For solicitors, this shift may have the additional benefit of encouraging senior lawyers to spend less time chasing hours and more time exercising judgment. They will have time to think critically and to develop their practice. For clients, it offers predictability, accessibility and a sense of ongoing support rather than episodic crisis management. Legal advice becomes something that can be consulted early and often.
Conclusion
If the family law profession resists change and/or refuses to develop ways of working with consultants and AI, it risks being bypassed by the client until things go wrong. If it embraces it, lawyers can position themselves at the centre of a wider, more effective ecosystem of support. The future of divorce practice is unlikely to belong to any single profession or tool. It will belong to those who understand where their value truly lies, and who are willing to collaborate, adapt and let go of models that are no longer fit for purpose.

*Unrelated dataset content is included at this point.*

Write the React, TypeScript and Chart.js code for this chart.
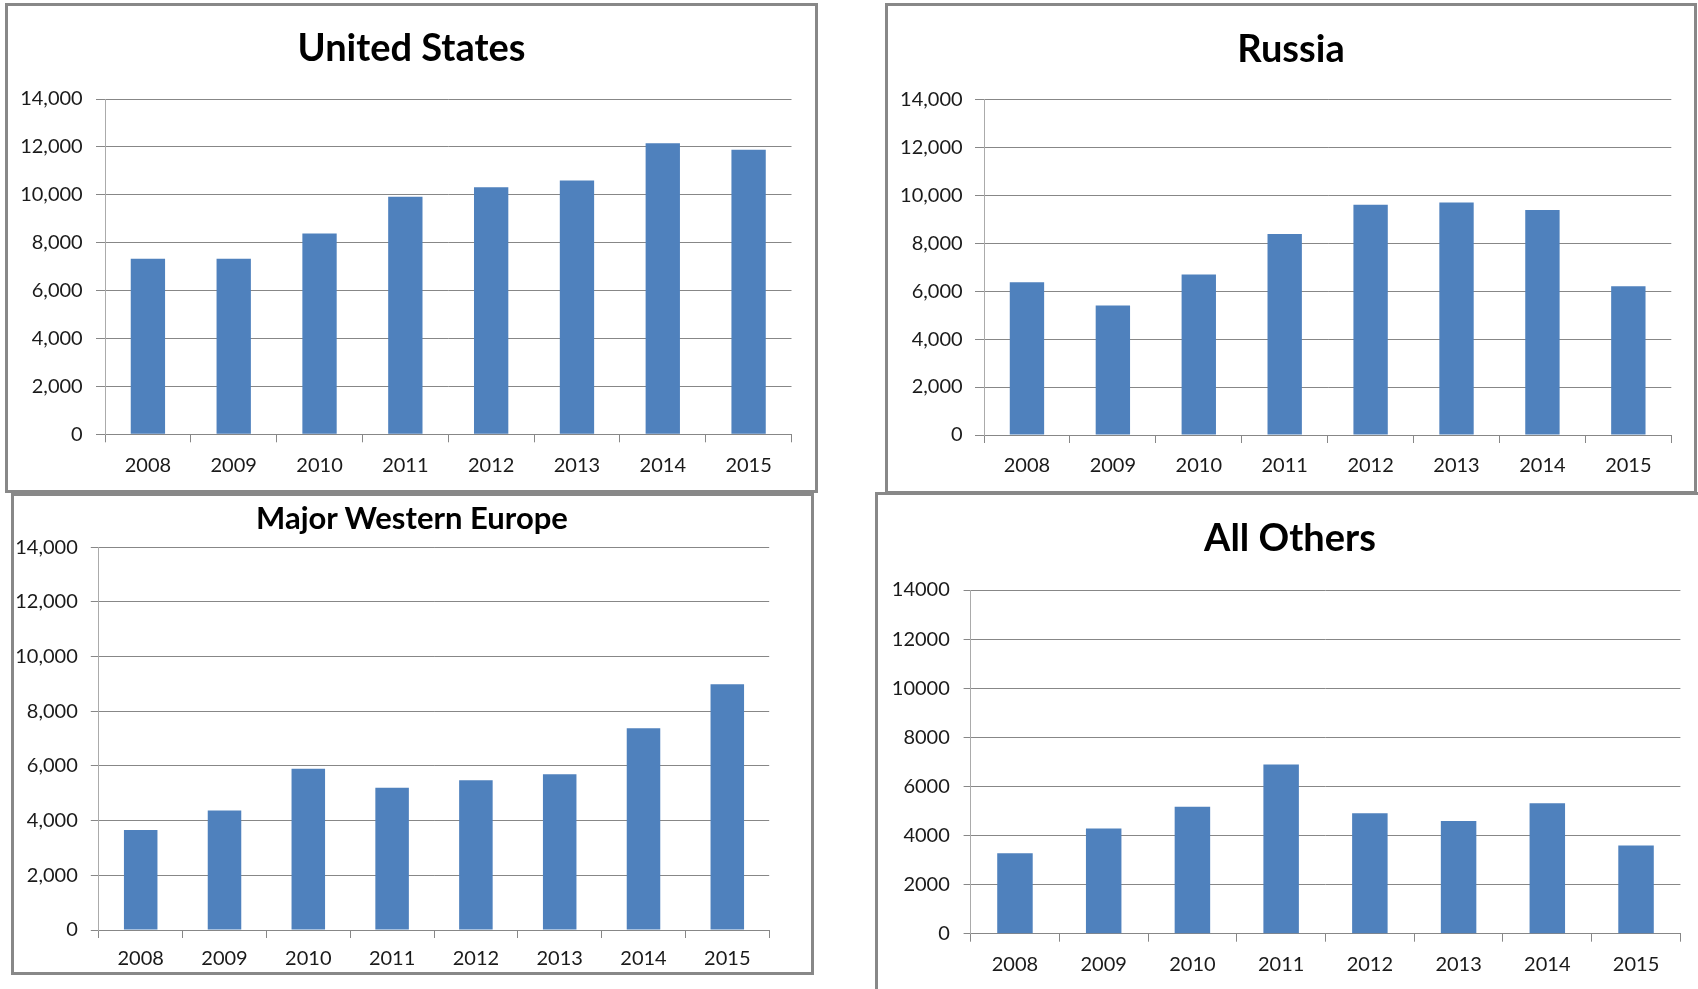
import React, { useEffect, useRef } from "react";
import { Chart, registerables } from "chart.js";

Chart.register(...registerables);

// ---- data ----
const years = ["2008", "2009", "2010", "2011", "2012", "2013", "2014", "2015"];
const unitedStates = [7330, 7330, 8380, 9920, 10320, 10600, 12150, 11880];
const russia = [6370, 5400, 6690, 8380, 9600, 9700, 9380, 6200];
const majorWesternEurope = [3660, 4370, 5900, 5200, 5480, 5700, 7380, 8990];
const allOthers = [3280, 4290, 5170, 6890, 4910, 4590, 5310, 3590];
const yMin = 0;
const yMax = 14000;
const yStep = 2000;

const BAR = "#4F81BD";
const GRID = "#878787";
const FONT = "Lato, 'Open Sans', sans-serif";

type Panel = {
  title: string;
  values: number[];
  commas: boolean;
  left: number;
  top: number;
  w: number;
  h: number;
  plotTop: number;
  yWidth: number;
  padRight: number;
  xHeight: number;
  titleSize: number;
  titleTop: number;
  yTickLen: number;
  yTickPad: number;
  xTickPad: number;
};

const BORDER = 3;

const panels: Panel[] = [
  {
    title: "United States", values: unitedStates, commas: true,
    left: 5, top: 3, w: 813, h: 490,
    plotTop: 93, yWidth: 97, padRight: 23.5, xHeight: 55.7,
    titleSize: 38, titleTop: 17.9,
    yTickLen: 9, yTickPad: 13.3, xTickPad: 11,
  },
  {
    title: "Russia", values: russia, commas: true,
    left: 885, top: 3, w: 812, h: 491,
    plotTop: 93.3, yWidth: 96, padRight: 22.7, xHeight: 56,
    titleSize: 38, titleTop: 18.8,
    yTickLen: 9, yTickPad: 12.4, xTickPad: 10.5,
  },
  {
    title: "Major Western Europe", values: majorWesternEurope, commas: true,
    left: 10.5, top: 492.5, w: 803, h: 482,
    plotTop: 51.2, yWidth: 84.8, padRight: 41.8, xHeight: 42,
    titleSize: 31, titleTop: 3,
    yTickLen: 8, yTickPad: 13, xTickPad: 9,
  },
  {
    title: "All Others", values: allOthers, commas: false,
    left: 875, top: 492, w: 830, h: 510,
    plotTop: 95, yWidth: 92.6, padRight: 21.6, xHeight: 65.3,
    titleSize: 38, titleTop: 18.6,
    yTickLen: 7, yTickPad: 13.8, xTickPad: 11,
  },
];

function ChartPanel({ p }: { p: Panel }) {
  const ref = useRef<HTMLCanvasElement | null>(null);
  const cw = p.w - 2 * BORDER;
  const ch = p.h - 2 * BORDER;

  useEffect(() => {
    if (!ref.current) return;
    const chart = new Chart(ref.current, {
      type: "bar",
      data: {
        labels: years,
        datasets: [
          {
            data: p.values,
            backgroundColor: BAR,
            borderWidth: 0,
            barPercentage: 0.4,
            categoryPercentage: 1,
          },
        ],
      },
      options: {
        animation: false,
        responsive: false,
        devicePixelRatio: 1,
        events: [],
        layout: { padding: { left: 0, right: p.padRight, top: p.plotTop, bottom: 0 } },
        plugins: {
          legend: { display: false },
          tooltip: { enabled: false },
          title: { display: false },
        },
        scales: {
          x: {
            type: "category",
            offset: true,
            grid: {
              display: true,
              offset: true,
              drawOnChartArea: false,
              drawTicks: true,
              tickLength: 8,
              color: GRID,
              lineWidth: 1,
            },
            border: { display: true, color: GRID, width: 1 },
            ticks: {
              color: "#1a1a1a",
              font: { family: FONT, size: 20 },
              padding: p.xTickPad,
              maxRotation: 0,
              autoSkip: false,
            },
            afterFit: (scale: any) => {
              scale.height = p.xHeight;
            },
          },
          y: {
            type: "linear",
            min: yMin,
            max: yMax,
            grid: {
              display: true,
              drawTicks: true,
              tickLength: p.yTickLen,
              color: GRID,
              lineWidth: 1,
            },
            border: { display: true, color: "#ababab", width: 1 },
            ticks: {
              stepSize: yStep,
              color: "#1a1a1a",
              font: { family: FONT, size: 20 },
              padding: p.yTickPad,
              callback: (v: any) =>
                p.commas ? Number(v).toLocaleString("en-US") : String(v),
            },
            afterFit: (scale: any) => {
              scale.width = p.yWidth;
            },
          },
        },
      } as any,
    });
    return () => chart.destroy();
  }, [p]);

  return (
    <div
      style={{
        position: "absolute",
        left: p.left,
        top: p.top,
        width: p.w,
        height: p.h,
        boxSizing: "border-box",
        border: `${BORDER}px solid #888888`,
        background: "#ffffff",
      }}
    >
      <canvas
        ref={ref}
        width={cw}
        height={ch}
        style={{ display: "block", width: cw, height: ch }}
      />
      <div
        style={{
          position: "absolute",
          left: 0,
          width: cw,
          top: p.titleTop,
          textAlign: "center",
          fontFamily: FONT,
          fontWeight: 700,
          fontSize: p.titleSize,
          lineHeight: `${p.titleSize * 1.2}px`,
          color: "#000000",
          whiteSpace: "nowrap",
        }}
      >
        {p.title}
      </div>
    </div>
  );
}

export default function App() {
  return (
    <div
      style={{
        position: "fixed",
        left: 0,
        top: 0,
        width: 1698,
        height: 989,
        overflow: "hidden",
        background: "#ffffff",
      }}
    >
      {panels.map((p) => (
        <ChartPanel key={p.title} p={p} />
      ))}
    </div>
  );
}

None of this will be easy. It requires lawyers to loosen their grip on familiar billing models and assumptions about where professional value sits. It requires consultants and coaches to work with clarity about boundaries and competence, and to accept a closer, more transparent relationship with legal practice than some may find comfortable. Most challenging of all, it requires experimentation without a clear blueprint.
There will be missteps. Some arrangements will not work. Some clients will prefer the reassurance of traditional structures, and some professionals will decide that the compromises are not for them. But difficulty should not be confused with futility.
The question, then, is not whether family law will change, but who will be prepared to do the tricky and unglamorous work of shaping that change in practice. Those who are willing to test these models with real clients and real consequences may find that the future of legal value is not diminished by collaboration and technology, but enhanced by it.